MATERIAL PROVIDED:

_____

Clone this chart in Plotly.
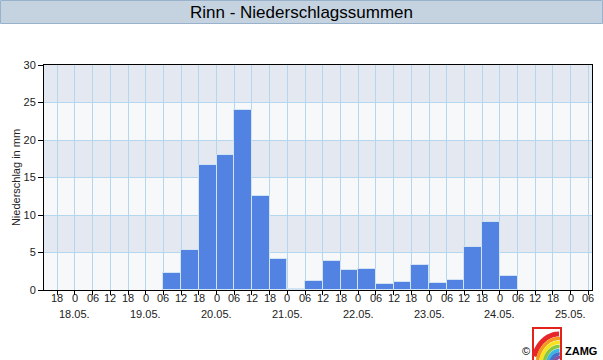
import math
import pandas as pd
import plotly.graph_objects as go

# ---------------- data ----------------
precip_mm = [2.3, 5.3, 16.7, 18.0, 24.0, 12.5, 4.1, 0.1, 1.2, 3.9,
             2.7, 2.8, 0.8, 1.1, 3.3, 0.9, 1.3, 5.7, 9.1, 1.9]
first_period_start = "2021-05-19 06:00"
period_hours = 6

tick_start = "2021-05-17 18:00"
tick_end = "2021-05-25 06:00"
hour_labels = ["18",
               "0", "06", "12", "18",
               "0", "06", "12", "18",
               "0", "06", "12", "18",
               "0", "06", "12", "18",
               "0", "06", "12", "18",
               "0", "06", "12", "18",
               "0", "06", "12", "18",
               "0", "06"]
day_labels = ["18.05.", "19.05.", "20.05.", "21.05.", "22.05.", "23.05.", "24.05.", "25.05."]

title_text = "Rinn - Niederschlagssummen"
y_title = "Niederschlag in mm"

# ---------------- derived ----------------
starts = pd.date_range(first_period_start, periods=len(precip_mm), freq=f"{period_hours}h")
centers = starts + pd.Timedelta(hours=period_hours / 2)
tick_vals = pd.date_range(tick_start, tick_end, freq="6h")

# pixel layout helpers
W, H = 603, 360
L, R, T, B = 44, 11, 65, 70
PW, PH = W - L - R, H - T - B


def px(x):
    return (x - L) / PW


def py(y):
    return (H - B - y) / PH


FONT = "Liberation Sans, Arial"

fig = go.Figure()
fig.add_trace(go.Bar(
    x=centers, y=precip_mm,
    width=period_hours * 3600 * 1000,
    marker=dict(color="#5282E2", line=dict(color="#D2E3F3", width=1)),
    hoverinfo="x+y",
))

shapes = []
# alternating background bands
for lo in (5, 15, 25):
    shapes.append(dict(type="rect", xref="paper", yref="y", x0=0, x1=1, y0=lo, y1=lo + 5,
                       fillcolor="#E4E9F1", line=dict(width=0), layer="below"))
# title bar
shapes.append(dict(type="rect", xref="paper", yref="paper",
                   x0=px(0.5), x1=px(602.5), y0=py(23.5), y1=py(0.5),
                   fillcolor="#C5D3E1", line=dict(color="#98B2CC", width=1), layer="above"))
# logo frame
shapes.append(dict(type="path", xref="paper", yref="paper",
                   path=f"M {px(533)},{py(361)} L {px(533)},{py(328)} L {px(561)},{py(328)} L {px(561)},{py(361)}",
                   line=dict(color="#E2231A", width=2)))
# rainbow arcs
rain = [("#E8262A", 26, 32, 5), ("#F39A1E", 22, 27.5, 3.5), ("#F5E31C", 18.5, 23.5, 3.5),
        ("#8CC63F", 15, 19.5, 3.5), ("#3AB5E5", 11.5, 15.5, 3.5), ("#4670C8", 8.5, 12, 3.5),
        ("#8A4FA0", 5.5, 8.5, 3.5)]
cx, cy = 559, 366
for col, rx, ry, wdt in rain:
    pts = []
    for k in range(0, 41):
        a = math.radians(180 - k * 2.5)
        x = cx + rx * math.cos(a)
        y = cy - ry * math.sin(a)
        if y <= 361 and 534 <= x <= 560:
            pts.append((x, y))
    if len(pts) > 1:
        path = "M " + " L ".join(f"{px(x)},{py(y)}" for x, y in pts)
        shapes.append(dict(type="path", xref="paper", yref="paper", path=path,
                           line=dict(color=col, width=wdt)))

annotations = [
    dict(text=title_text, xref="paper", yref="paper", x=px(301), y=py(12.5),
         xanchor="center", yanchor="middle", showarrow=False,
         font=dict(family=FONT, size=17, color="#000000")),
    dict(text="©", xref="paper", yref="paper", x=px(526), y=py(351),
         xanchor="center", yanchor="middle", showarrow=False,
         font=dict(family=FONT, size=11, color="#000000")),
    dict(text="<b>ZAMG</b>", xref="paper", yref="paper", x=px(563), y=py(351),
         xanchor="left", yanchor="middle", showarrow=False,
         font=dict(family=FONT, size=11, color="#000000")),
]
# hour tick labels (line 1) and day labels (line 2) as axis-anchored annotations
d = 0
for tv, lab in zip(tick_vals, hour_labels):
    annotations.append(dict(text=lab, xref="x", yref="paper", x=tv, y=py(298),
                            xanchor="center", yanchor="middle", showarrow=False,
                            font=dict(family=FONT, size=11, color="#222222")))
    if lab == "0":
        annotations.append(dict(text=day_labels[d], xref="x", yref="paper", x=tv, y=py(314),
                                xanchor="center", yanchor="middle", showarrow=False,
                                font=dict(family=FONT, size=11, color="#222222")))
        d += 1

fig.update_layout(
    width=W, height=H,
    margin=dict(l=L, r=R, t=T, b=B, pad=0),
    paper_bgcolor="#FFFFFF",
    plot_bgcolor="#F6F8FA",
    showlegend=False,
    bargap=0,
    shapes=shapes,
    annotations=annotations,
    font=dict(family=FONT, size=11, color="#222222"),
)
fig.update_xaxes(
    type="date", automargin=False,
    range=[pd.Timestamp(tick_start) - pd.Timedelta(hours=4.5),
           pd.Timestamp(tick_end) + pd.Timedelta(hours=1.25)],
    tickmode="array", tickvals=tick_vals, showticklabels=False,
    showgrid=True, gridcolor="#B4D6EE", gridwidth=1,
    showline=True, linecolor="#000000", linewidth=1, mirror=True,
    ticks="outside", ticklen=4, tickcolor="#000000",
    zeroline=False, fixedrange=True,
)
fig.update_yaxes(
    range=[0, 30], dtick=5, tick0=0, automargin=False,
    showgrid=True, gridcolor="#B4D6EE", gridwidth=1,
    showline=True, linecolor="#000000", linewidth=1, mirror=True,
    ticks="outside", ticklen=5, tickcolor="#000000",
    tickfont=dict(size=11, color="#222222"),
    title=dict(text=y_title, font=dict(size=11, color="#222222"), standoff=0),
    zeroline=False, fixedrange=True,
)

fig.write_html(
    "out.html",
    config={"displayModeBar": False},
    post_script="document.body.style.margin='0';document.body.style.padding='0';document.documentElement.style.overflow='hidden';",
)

_____

EXERCISE DETAILS: Return only the lines from the start of the data through the line that contains "period_hours = 6", please, copying them exactly and omitting all pictures.

TASK OUTPUT:
Clone this chart in Plotly.
import math
import pandas as pd
import plotly.graph_objects as go

# ---------------- data ----------------
precip_mm = [2.3, 5.3, 16.7, 18.0, 24.0, 12.5, 4.1, 0.1, 1.2, 3.9,
             2.7, 2.8, 0.8, 1.1, 3.3, 0.9, 1.3, 5.7, 9.1, 1.9]
first_period_start = "2021-05-19 06:00"
period_hours = 6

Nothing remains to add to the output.